The jarring buzz from my phone timer, set to ensure I wasn’t late for pre-k pick-up, again, sent me to my high school gym. Suddenly I saw myself on the basketball court, a bit more relieved than normal because my dad was not there taking mental notes to share with me on the ride home. I had lied about the days and times of my games that week to keep the unwelcomed coaching at bay.
I left with a flannel backing, black with music notes, a fabric covered with French words scratched in cursive, a sweet piece with floating Victorian décor sewing machines, spools of thread, buttons and bodices and several patterns all containing various shades of purples and teals.
After hours measuring strips of fabric, loading bobbins, fixing broken needles, cursing, crying out of frustration, running out of thread, pulling out stiches, wanting to burn the fabric with the cigarette I didn’t have and wouldn’t smoke, ironing binding and praying the sewing machine wouldn’t wake the whole house when inspiration struck at 2 am, I finished. I wrapped it up and have it to her, she still sleeps with it every night.

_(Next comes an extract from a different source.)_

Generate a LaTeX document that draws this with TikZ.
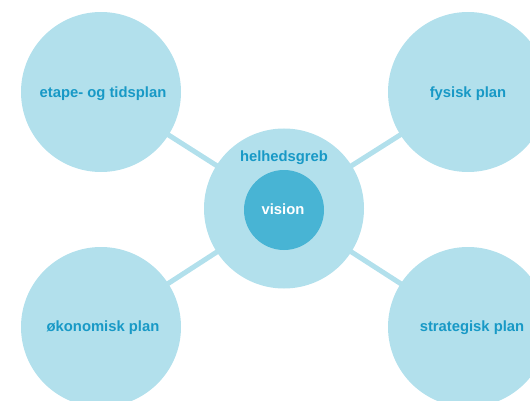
\documentclass[tikz,border=0pt]{standalone}
\usepackage{fontspec}
\setmainfont{Liberation Sans}
\definecolor{lightc}{HTML}{B2E0EC}
\definecolor{darkc}{HTML}{48B4D4}
\definecolor{textc}{HTML}{1899C6}
\begin{document}
\begin{tikzpicture}[x=1pt,y=-1pt,
  lbl/.style={font=\bfseries\fontsize{14.8}{17}\selectfont,text=textc},
  outer/.style={circle,fill=lightc,minimum size=160pt,inner sep=0pt},
  inner/.style={circle,fill=darkc,minimum size=80pt,inner sep=0pt,font=\bfseries\fontsize{14.8}{17}\selectfont,text=white},
  link/.style={draw=lightc,line width=5pt}]
\useasboundingbox (0,0) rectangle (530,401);
\coordinate (ctr) at (284,208.5);
\coordinate (tlc) at (101,92);
\coordinate (trc) at (468,92);
\coordinate (blc) at (101,327);
\coordinate (brc) at (468,327);
\draw[link] (tlc) -- (ctr);
\draw[link] (trc) -- (ctr);
\draw[link] (blc) -- (ctr);
\draw[link] (brc) -- (ctr);
\node[outer] (tl) at (tlc) {};
\node[outer] (tr) at (trc) {};
\node[outer] (bl) at (blc) {};
\node[outer] (br) at (brc) {};
\node[lbl] (tlt) at (103,94) {etape- og tidsplan};
\node[lbl] (trt) at (468,94) {fysisk plan};
\node[lbl] (blt) at (103,328) {økonomisk plan};
\node[lbl] (brt) at (472,328) {strategisk plan};
\node[outer] (center) at (ctr) {};
\node[lbl] (hg) at (284,158) {helhedsgreb};
\node[inner] (vision) at (284,210) {};
\node[font=\bfseries\fontsize{14.8}{17}\selectfont,text=white] (vt) at (283,209.5) {vision};
\end{tikzpicture}
\end{document}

I assume Addy’s joy, knowing innately the sacrifice that came with this project, the layer of love that wraps her up every night, inserted itself in Katie. Hence the dress.
Finding myself once again in the fabric store, an internal clock set, knowing a dress would somehow appear in a box, the following morning at breakfast. My son a little older now, still in the front of the car, constant chatter about everything in the store. All the fabrics that appealed to him being pulled off the shelves and tumbling to the floor. My frantic fingers scanning Pinterest, “easy dress to sew in an afternoon” filling the search bar. I settled on a pillow case dress and bought enough coordinating fabrics to make fill a small wagon, some ribbon, thread and a collection of matchbox cars at checkout in hopes of entertaining Finn while I got to work.
Around midnight I was struck with an idea and grabbed a headband from the girl’s room. After twirling a torn strip of fabric around the tortoise shell plastic, several frayed layers of material danced themselves into a flower that was then affixed with hot glue. It was 2am before I had finished the dress. Aside from my children it may have easily been the most beautiful thing I had ever created. It was cobalt blue with a bubble gum pink ruffle and satin ribbon around the top that twisted itself into buttercream bow draping where her bony shoulder would be.
Katie wore that dress until it could no longer pass as a shirt with jean shorts. The headband retired with the snap of plastic under a sneaker, which surprisingly invited a rush of tears from the both of us.